Solstice, thresholds, and why we just need to pause.
The (free) Pause at the Threshold event, and how we combat our default setting
For the next two weeks I am running a (completely free) online ‘mini-retreat’ with the intent for us to take time pause and realign when things start to snowball.
Focused around the Summer Solstice, this free event will span the next couple of weeks, with daily emailed prompts and three separate online events. You can find complete details and links to the sign up pages on my website.
Below is my talk about the solstice, thresholds, creativity, and why it's so important (and difficult) to create during difficult times.
You can find the full text of the talk below.
Why now? Why have this event now?
For one, the summer solstice is the longest day of the year. No, the day itself isn’t longer, it’s still 24 hours. Unfortunately for us workaholics.
But what we’re really talking about is sunlight. From sunrise to sunset, daylight will span the longest it will be for the whole year. At least in this hemisphere of the world. From here on, we lose a minute of sunlight about every three days.
In the past—or for those who are in agriculture—this would be a time to take full advantage of every second of daylight to get things done. After this, with the days becoming shorter and shorter, it’s not just daylight we’ll be losing. It’s time before the cold and dark of winter sets in. It’s a warning that winter, a time of less, a time of strife, is crawling nearer.
Today in the modern world most of us are removed from that particular struggle. But that doesn’t mean the solstice doesn’t mark change, whether we’re aware of it or not.
Now—this year and this solstice—that is more true than ever in living memory.
I don’t need to go into the vagaries of what’s happening in the world for us to understand what I’m talking about. We are in unprecedented times, even as those times take the vague silhouette of times that came before.
But let’s be honest. There is struggle ahead of us.
With all the noise, with many of us worn down already, moments like this are even more important because it’s a reminder.
A reminder to sit and take a breath. A moment to pause, to look behind us and in front of us and find our own solid ground. To not forget as we step forwards what is is that fuels us. To gather ourselves, our wit, our strength. To remind ourselves of who stands next to us.
I called this event Pause at the Threshold because we’re in a moment between two spaces. A threshold.
Physically a threshold is just a space between two places. The doorway between inside and outside, the separation between two rooms. You’re one place and then you’re another.
When we’re talking spiritually a threshold is any moment of change, or a space of liminality. The in-between. It could be between the spiritual and mundane, life and death, dark and light.
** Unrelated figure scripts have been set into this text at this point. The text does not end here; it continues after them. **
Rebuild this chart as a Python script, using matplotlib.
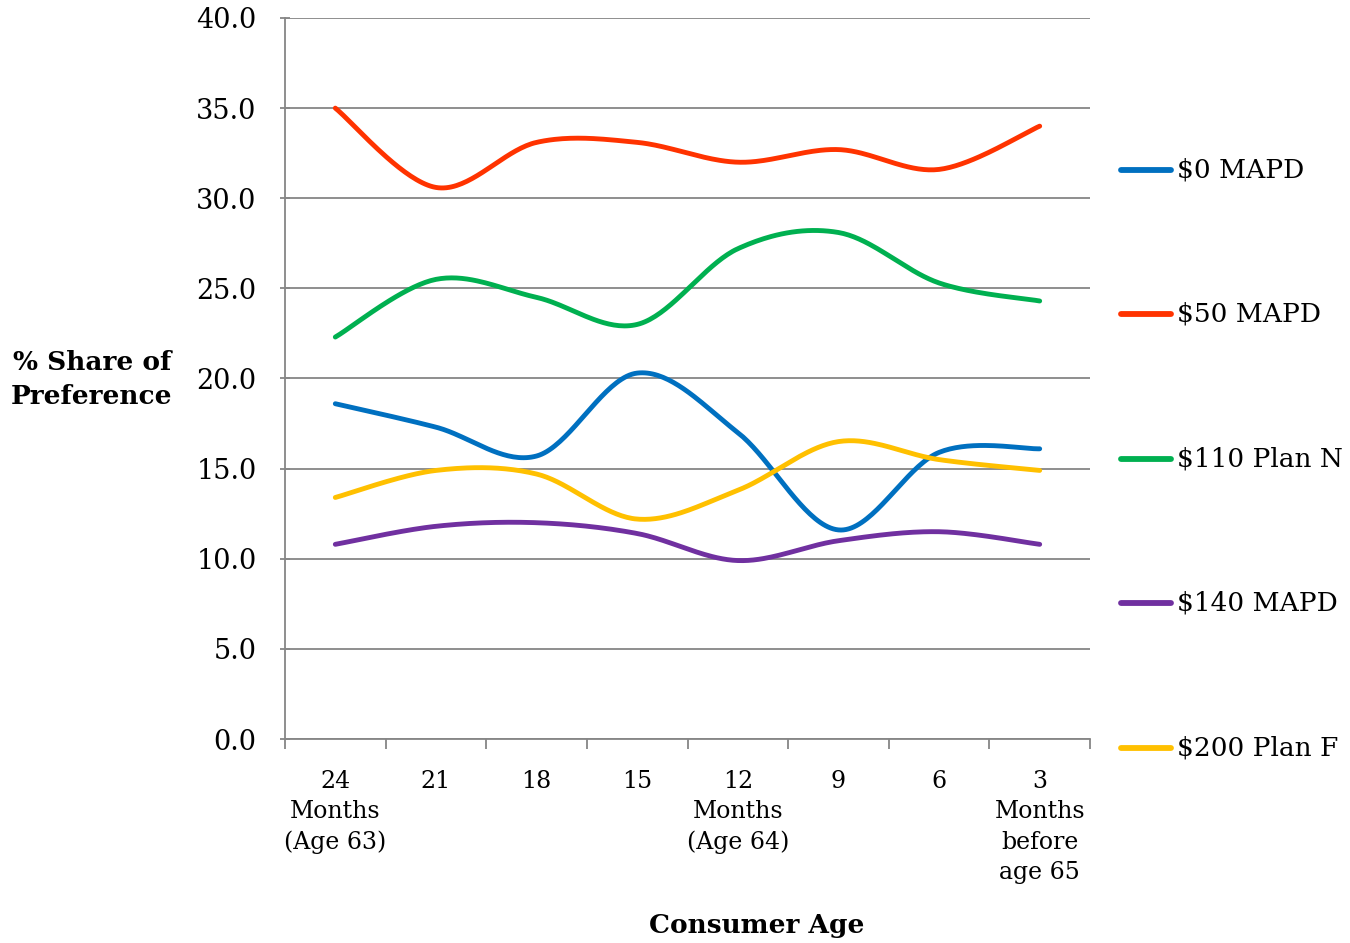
import numpy as np
import matplotlib
matplotlib.use("Agg")
import matplotlib.pyplot as plt
from matplotlib.lines import Line2D

plt.rcParams['font.family'] = ['DejaVu Serif']

categories = ["24\nMonths\n(Age 63)", "21", "18", "15", "12\nMonths\n(Age 64)",
              "9", "6", "3\nMonths\nbefore\nage 65"]

series_names = ["$0 MAPD", "$50 MAPD", "$110 Plan N", "$140 MAPD", "$200 Plan F"]
mapd_0 = [18.6, 17.3, 15.7, 20.3, 17.0, 11.6, 15.9, 16.1]
mapd_50 = [35.0, 30.6, 33.1, 33.1, 32.0, 32.7, 31.6, 34.0]
plan_n_110 = [22.3, 25.5, 24.5, 23.0, 27.2, 28.1, 25.3, 24.3]
mapd_140 = [10.8, 11.8, 12.0, 11.4, 9.9, 11.0, 11.5, 10.8]
plan_f_200 = [13.4, 14.9, 14.7, 12.2, 13.8, 16.5, 15.5, 14.9]

colors = ["#0070C0", "#FF3300", "#00B050", "#7030A0", "#FFC000"]
y_ticks = [0, 5, 10, 15, 20, 25, 30, 35, 40]


def smooth(xs, ys, n=40):
    """Cubic Bezier smoothing with control points from neighbouring points."""
    xs = np.asarray(xs, float)
    ys = np.asarray(ys, float)
    P = np.column_stack([xs, ys])
    out = [P[0]]
    for i in range(len(P) - 1):
        p0 = P[i - 1] if i > 0 else P[i]
        p1 = P[i]
        p2 = P[i + 1]
        p3 = P[i + 2] if i + 2 < len(P) else P[i + 1]
        c1 = p1 + (p2 - p0) / 6.0
        c2 = p2 - (p3 - p1) / 6.0
        t = np.linspace(0, 1, n)[1:, None]
        seg = ((1 - t) ** 3) * p1 + 3 * ((1 - t) ** 2) * t * c1 + 3 * (1 - t) * t ** 2 * c2 + t ** 3 * p2
        out.extend(seg)
    out = np.array(out)
    return out[:, 0], out[:, 1]


W, H = 1350, 943
fig = plt.figure(figsize=(W / 100, H / 100), dpi=100)
ax = fig.add_axes([285 / W, (H - 739) / H, (1090 - 285) / W, (739 - 18) / H])

x = np.arange(len(categories))
all_series = [mapd_0, mapd_50, plan_n_110, mapd_140, plan_f_200]
for vals, c in zip(all_series, colors):
    sx, sy = smooth(x, vals)
    ax.plot(sx, sy, color=c, lw=3.5, solid_capstyle='round', zorder=3)

grid_c = "#868686"
ax.set_xlim(-0.5, len(categories) - 0.5)
ax.set_ylim(0, 40)
ax.set_yticks(y_ticks)
ax.set_yticklabels([f"{v:.1f}" for v in y_ticks])
ax.yaxis.grid(True, color=grid_c, lw=1.3)
ax.set_axisbelow(True)
for s in ["top", "right"]:
    ax.spines[s].set_visible(False)
for s in ["left", "bottom"]:
    ax.spines[s].set_color(grid_c)
    ax.spines[s].set_linewidth(1.3)

ax.set_xticks(x)
ax.set_xticklabels(categories, fontsize=17, linespacing=1.42, va='top')
ax.tick_params(axis='x', which='major', length=0, pad=22)
ax.set_xticks(np.arange(-0.5, len(categories)), minor=True)
ax.tick_params(axis='x', which='minor', length=7, width=1.3, color=grid_c, direction='out')
ax.tick_params(axis='y', length=7, width=1.3, color=grid_c, direction='inout',
               labelsize=19.5, pad=17)

fig.text(92 / W, 1 - 380 / H, "% Share of\nPreference", ha='center', va='center',
         fontsize=19, fontweight='bold', linespacing=1.45)
fig.text(757 / W, 1 - 925 / H, "Consumer Age", ha='center', va='center',
         fontsize=19, fontweight='bold')

legend_y = [170, 314, 459, 603, 748]
for name, c, ly in zip(series_names, colors, legend_y):
    fig.add_artist(Line2D([1121 / W, 1171 / W], [1 - ly / H, 1 - ly / H],
                          color=c, lw=4.2, solid_capstyle='round'))
    fig.text(1177 / W, 1 - ly / H, name, ha='left', va='center', fontsize=19)

fig.savefig("out.png", dpi=100)
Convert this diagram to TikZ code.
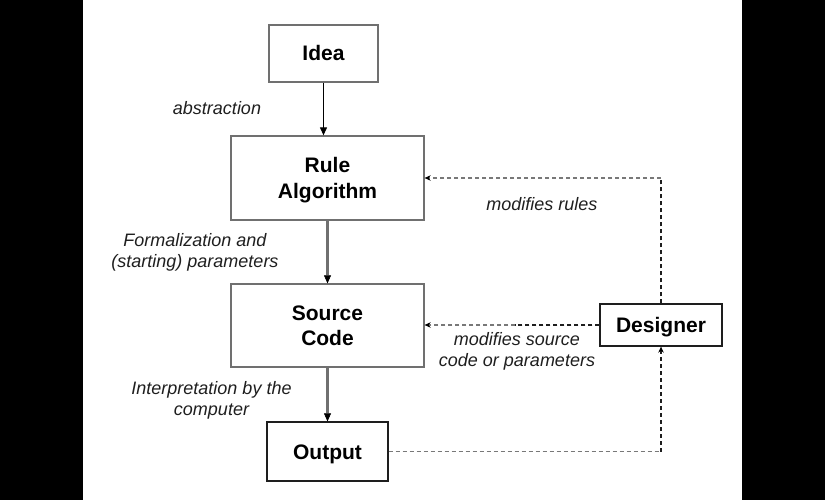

A moment of weightlessness before a fall or flight.
I know we’ve all at some point in our lives stepped from one room to another and forgotten what we came there for. In times like these, we can end up doing the same thing. Operating on our default setting.
We’re here today to stand in that doorway and try to remember.
So for this solstice, as we step from one time into another, let’s pause.
Let’s not forget the strength we have. For many of us writing, and creativity as a whole, is not just a hobby or a profession, it’s the way we understand the world and ourselves. Whether it be writing, art, video, song, what have you.
People often laud classical fiction like 1984 as predicting the future, but we forget that these stories were reactions to the times the writers lived in.
The Hunger Games by Suzanne Collins is a more modern example. It was inspired by the Greek myth of Theseus and the Minotaur. As a punishment for previous deeds, Athens was required to send seven boys and girls to Crete where they would be put within the Labyrinth to be devoured by the monstrous Minotaur.
But it was also inspired by the phrase “panem et circenses.” Bread and games, or bread and circuses.
Originally coined by Roman satirical poet Juvenal, the phrase references superficial appeasement. Gaining public approval by diversion or by meeting only the immediate or base needs of a populace. The world The Hunger Games exists in is even called Panem, the latin word for bread.
I’m sure we can all extrapolate on examples of this exact concept in our modern world.
Collins has said that she only ever writes a new novel when she has something to say, and the fact that she has released yet another prequel to the hunger games in the past year is not a coincidence. She is using her fiction as a way to see things for what they are, and help others see it too.
But the paradox of creativity as a way of understanding and confronting our reality, is that in times like this it becomes a struggle to find the energy and power to do so.
We’re tired. We’re exhausted and it’s not a flaw in the system. It’s purposeful. A tired populous is an easier one to control.
So what do we do? As individuals, as creators?
There’s no quick or easy answer. Things like this event, things where we take the time to reflect and talk and create can help.
Now that we are all starting to understand how little social media is delivering on its promise, we have to start finding new ways to foster communication and create community.
More of us are looking locally, either finding or founding groups to help not just with organizing, but to remind each other of our why. Not just to help each other manage logistical issues, but to help each other face the mental and emotional impacts. To create solidarity. To support each other.
My hope is that we find and create more spaces in time like Pause at the Threshold. That among all the noise and the pain that we find ways to center ourselves. To create so that we can understand.
And time. Things are not settling, and they may not for a while, but every season ends.
There will always be another solstice, another longest day, another longest night.